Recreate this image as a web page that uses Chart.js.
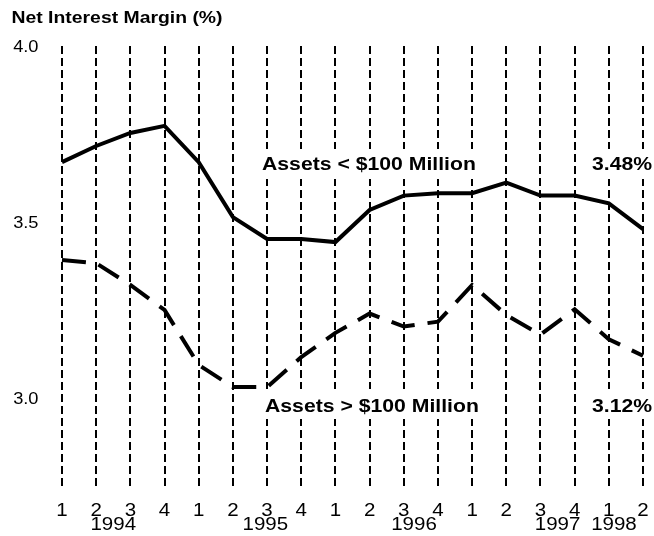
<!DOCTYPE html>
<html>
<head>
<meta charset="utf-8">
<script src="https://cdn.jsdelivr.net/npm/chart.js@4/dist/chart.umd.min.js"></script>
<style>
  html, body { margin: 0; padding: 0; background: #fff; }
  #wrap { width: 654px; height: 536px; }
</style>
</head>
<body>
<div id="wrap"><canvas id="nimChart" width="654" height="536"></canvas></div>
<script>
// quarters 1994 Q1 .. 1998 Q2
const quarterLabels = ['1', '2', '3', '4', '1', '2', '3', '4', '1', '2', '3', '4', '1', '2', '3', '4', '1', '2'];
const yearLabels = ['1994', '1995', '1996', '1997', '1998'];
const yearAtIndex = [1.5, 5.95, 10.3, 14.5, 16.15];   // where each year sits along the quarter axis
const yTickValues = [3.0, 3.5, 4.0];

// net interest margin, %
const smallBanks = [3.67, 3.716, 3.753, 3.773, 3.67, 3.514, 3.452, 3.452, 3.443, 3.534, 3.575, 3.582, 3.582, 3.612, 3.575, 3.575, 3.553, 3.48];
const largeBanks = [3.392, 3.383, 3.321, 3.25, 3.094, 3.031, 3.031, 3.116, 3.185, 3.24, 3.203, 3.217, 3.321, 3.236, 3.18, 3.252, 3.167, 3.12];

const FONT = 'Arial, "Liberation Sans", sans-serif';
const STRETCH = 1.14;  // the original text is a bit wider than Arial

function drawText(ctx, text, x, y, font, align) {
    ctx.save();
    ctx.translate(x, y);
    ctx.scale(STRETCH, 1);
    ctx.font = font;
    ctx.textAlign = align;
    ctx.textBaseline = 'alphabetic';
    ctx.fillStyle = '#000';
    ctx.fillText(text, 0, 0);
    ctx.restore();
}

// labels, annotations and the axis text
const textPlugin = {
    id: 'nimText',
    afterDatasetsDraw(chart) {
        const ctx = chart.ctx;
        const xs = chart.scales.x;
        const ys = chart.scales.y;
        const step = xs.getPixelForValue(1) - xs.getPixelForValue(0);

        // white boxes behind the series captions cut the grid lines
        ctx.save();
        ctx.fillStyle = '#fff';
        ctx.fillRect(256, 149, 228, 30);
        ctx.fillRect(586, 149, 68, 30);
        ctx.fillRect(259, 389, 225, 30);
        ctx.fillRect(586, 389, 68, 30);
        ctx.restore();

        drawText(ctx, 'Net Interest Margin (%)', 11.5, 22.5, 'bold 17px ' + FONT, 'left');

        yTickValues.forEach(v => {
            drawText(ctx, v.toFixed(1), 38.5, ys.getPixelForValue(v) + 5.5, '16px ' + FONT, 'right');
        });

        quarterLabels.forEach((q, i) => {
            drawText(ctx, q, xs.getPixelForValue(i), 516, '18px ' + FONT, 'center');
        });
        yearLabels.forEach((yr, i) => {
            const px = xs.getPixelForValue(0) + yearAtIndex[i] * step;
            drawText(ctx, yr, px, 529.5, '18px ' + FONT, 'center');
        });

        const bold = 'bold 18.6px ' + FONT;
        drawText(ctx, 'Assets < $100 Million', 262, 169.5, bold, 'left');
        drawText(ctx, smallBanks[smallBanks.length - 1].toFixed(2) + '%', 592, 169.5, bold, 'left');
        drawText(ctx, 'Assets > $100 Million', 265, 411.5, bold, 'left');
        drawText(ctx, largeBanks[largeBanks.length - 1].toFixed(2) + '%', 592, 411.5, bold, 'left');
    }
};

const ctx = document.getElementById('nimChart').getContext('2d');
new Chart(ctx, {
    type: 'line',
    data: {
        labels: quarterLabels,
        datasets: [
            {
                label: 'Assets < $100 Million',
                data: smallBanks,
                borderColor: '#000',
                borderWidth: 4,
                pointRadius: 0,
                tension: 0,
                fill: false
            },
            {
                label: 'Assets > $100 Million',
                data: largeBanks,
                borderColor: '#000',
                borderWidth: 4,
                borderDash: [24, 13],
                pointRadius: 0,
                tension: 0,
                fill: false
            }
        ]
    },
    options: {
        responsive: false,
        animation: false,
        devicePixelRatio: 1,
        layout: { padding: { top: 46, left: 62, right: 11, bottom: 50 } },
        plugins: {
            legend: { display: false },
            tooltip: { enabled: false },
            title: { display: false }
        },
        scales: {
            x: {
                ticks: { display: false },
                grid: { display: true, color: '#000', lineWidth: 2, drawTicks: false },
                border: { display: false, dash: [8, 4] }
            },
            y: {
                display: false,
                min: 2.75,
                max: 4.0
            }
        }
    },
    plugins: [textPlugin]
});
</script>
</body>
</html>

________________________________________

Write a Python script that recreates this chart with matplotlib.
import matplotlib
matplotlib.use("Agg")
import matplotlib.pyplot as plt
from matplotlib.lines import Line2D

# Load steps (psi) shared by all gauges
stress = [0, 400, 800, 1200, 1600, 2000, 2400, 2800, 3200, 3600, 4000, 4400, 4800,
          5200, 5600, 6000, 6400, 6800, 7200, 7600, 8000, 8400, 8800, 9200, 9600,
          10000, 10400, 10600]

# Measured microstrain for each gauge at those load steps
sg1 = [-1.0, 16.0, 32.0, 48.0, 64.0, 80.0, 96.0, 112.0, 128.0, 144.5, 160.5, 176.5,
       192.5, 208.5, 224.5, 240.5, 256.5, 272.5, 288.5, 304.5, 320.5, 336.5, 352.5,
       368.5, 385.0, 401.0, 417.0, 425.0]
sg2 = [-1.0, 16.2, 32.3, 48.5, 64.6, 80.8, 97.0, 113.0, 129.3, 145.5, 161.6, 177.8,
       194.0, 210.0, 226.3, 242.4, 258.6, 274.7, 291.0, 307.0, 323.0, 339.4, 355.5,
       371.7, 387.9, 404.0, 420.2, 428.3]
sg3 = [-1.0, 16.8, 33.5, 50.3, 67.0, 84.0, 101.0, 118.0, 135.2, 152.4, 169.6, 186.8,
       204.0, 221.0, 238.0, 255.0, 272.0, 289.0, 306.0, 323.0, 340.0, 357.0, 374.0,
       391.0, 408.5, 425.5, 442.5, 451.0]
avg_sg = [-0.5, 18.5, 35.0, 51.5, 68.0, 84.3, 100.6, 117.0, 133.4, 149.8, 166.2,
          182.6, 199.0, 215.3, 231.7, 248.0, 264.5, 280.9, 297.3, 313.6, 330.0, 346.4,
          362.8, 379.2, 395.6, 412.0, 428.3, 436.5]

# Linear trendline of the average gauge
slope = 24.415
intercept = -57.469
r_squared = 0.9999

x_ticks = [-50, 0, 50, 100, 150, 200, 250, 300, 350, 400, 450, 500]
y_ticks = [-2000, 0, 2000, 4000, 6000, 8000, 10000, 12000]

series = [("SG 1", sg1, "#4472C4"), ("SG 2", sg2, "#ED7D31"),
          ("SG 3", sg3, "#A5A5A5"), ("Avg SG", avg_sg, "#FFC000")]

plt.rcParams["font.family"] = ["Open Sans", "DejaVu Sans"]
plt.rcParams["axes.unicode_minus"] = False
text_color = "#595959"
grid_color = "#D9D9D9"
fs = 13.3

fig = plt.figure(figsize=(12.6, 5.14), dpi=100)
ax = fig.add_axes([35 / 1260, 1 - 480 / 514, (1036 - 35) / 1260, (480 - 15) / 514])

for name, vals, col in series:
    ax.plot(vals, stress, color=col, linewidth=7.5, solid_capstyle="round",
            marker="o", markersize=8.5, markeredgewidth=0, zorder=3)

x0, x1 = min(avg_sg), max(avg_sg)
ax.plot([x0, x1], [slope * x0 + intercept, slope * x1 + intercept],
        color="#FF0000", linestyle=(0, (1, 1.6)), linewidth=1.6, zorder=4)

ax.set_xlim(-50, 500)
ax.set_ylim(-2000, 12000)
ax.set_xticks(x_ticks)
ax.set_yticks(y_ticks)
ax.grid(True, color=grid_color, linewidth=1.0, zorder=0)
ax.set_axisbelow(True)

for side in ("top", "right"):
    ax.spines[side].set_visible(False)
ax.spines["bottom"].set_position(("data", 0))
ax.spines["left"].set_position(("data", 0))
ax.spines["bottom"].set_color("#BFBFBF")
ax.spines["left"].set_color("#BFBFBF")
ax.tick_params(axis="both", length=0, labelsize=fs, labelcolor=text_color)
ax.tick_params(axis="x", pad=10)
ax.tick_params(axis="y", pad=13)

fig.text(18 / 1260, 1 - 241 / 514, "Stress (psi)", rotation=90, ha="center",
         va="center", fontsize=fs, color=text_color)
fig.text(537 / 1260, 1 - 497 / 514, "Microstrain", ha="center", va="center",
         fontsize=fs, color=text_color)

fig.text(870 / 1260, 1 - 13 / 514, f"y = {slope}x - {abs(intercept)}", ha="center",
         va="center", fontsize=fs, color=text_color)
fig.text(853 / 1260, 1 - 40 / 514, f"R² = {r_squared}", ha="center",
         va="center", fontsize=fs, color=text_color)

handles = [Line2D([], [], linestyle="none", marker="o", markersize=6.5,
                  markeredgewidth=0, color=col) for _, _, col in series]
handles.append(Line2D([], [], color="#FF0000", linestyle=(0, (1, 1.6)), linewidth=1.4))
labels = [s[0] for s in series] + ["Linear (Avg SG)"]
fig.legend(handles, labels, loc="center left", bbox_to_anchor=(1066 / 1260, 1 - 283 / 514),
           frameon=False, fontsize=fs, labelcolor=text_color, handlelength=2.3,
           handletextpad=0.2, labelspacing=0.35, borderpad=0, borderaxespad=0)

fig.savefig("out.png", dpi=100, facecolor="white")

________________________________________

**Task to carry out**.
Identify the lines that hold the word "this". Copy every one of them.

**Task solution**.
Recreate this image as a web page that uses Chart.js.
Write a Python script that recreates this chart with matplotlib.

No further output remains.